But I’m curious if this is worth it in the long-run?
The example in that forum post syncs things from within the hard coded last 24 hours but that seems not smart since I would actually want a non-idempotent system to sync all rows starting from the last synced row. So that no rows would ever be missed. So I feel like the example in that post is a bit unfair.
My main question though is about the long-term aspects of using dbt which is that as my dataset grows larger and larger over time, I’ll end up having millions of rows, and so I would expect my dbt runs to get slower over time right?
Instead, if dbt only processed all new rows then it wouldn’t get slower over time.
How do you think about this trade-off? Is it okay because we expect the processing time to only increase sub-linearly with respect to how fast the number of rows increases, since sql transformations are efficient?
The hard thing is that data transformation logic changes pretty regularly. At least, in all the projects that I’ve ever worked on. And that combined with a team working on the code, and all the other things that can be forgotten and go wrong - just simpler to say “every time we process the data we redo it all every time. That way we can be sure that there are no lingering issues with state or somebody forgetting to redo/purge something that changed.”
Now, can you get large sets of data that make it difficult to reprocess every thing every time? Yes, absolutely. On Snowflake, BigQuery, or similar systems, I would say millions of rows are small, but if you get into the billions and need to reprocess your data every hour or even every day it can be a little expensive. In those cases I’ve tended to use incremental models, which do then introduce some notion of state if schema or transformation logic change. Then what I’ve usually done is do a once a week --full-refresh which rebuilds the incremental models from scratch so even if we forget to redo something during the regular scheduled runs, the --full-refresh catches it.
In short - I absolutely think that idempotency is still worth it in the long run, even balanced against increased processing costs. Every data warehousing project that I worked on in the past that wasn’t using an idempotent approach gradually built up a huge amount of technical debt in dealing with all of these potential failure modes, and the team had to spend a lot of time working around them, troubleshooting them, or in some cases, having incorrect or silent errors/bugs in the processing of the data because of missing them. Yes there are some compromises or workarounds required at large data volumes in dbt (like incremental models or maybe materialized views in some cases which have to be manually maintained separately.)
This is possible if you take advantage of the {{ this }} variable, as described here.
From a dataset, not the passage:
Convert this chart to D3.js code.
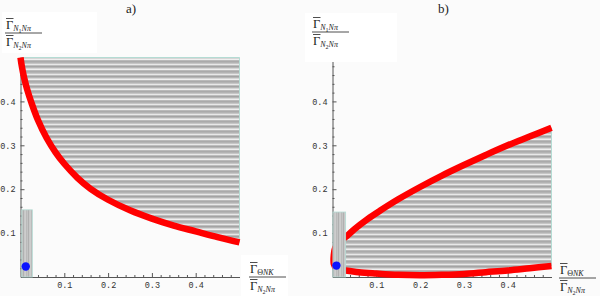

In short, as long as you have a reliable high-water mark in your table, you can do something like where src.id > (select max(id) from {{ this }})
instead of a hard-coded window.
On the limits of incrementality is another good post as a chaser to your original link. And as @josh says, occasionally doing a --full-refresh is a way to clean up if you have very late arriving facts that you care about.
The hard thing is that data transformation logic changes pretty regularly.
What if in some cases you want values to only have been processed once and then keep them fixed?
Would you suggest using dbt snapshots to keep track of how rows in a model have changed over time?
Yes, snapshots are a great way to keep track of data where it’s very important that it never change again (e.g. numbers that are given in a board report etc).
In that case, you’re trading off flexibility for reliability. If you know that’s the right decision for your context, you’re OK!